In Jesus, we find a compelling answer. Someone who recognised death as a problem, and had an answer for it – literally bringing life out of death.
I thought about this yesterday as I was chatting to someone at the university fresher’s fair, who ran a ‘Longevity Society’ – all about answering what we should do in the face of death. It was so interesting to talk to someone honestly and openly about the challenge and awfulness of death. It reminded me of a lady called Claire who I met over the summer at London’s Waterloo station, at a point where her mother had just died. Death is truly an awful thing, and we must work out how we respond to it’s seeming finality.
This leads me to the second of the thoughts I’ve been having this week, which is just a continued remembrance of how helpless I am. That I am a part of God’s life more than He is a part of mine.

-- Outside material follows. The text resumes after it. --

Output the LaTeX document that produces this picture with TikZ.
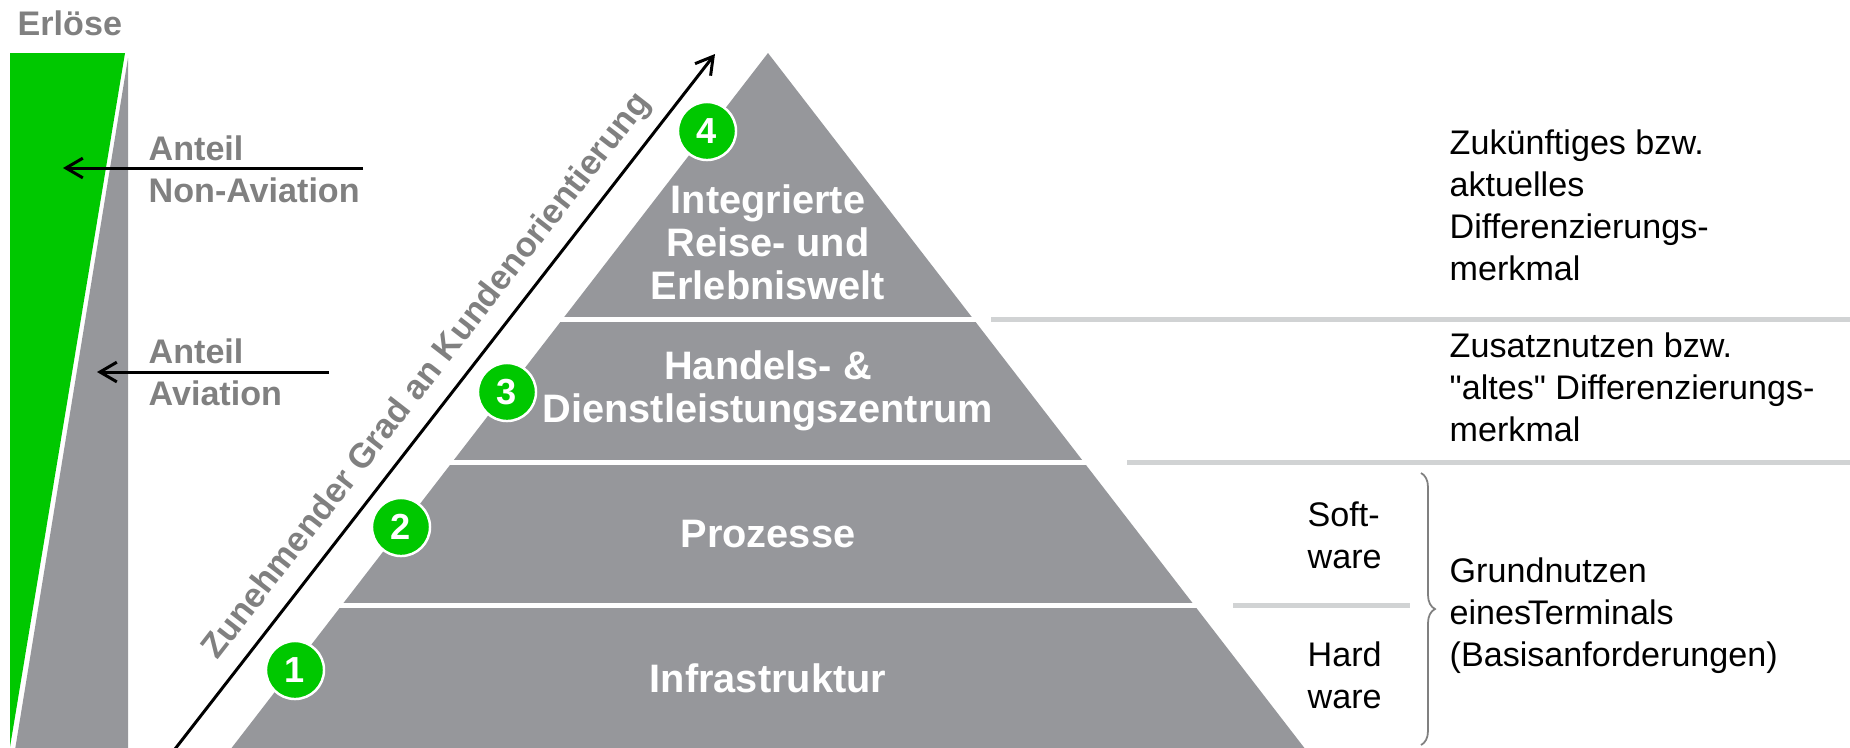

I can originate no answer to the question of death myself, but am dependent on the grace of One who has.
I’ve just started a book called ‘Prayer’ by Richard Foster, and one of the things he says near the start is that prayer helps us “pass from thinking of God as part of our life to the realisation that we are part of his life“.
This week as term has started and I’ve been suddenly really busy, and felt tired and uncertain of myself at different points, it’s been really helpful to remember a bigger picture that knows that I am not the Be All And End All.
At the student night at church we will be looking at Luke’s Gospel this term, and I was SO encouraged reading through Luke 1 a couple of days ago. Luke 1 is the chapter in which Zechariah is visited by an angel in the temple of the Lord – the holiest place you can enter – and told that he and his wife Elizabeth will have a child. I have found it so refreshing to think about a priest standing in the holiest place, encountering an angel, having a moment of disbelief, and questioning what has been told to him. It gives me hope.
This week I have had a lot of moments of feeling tired or unloving, and being too much aware that my sphere of concern is wider than that of my influence in an unhelpful way. I have kept reminding myself that all is Not dependent on me, and that the reason I have life is to the Glory of God and that all of my many (tired and unloving ways) are known, and yet I am still loved and all is well.
I am a part of God’s life, and what a joy that is.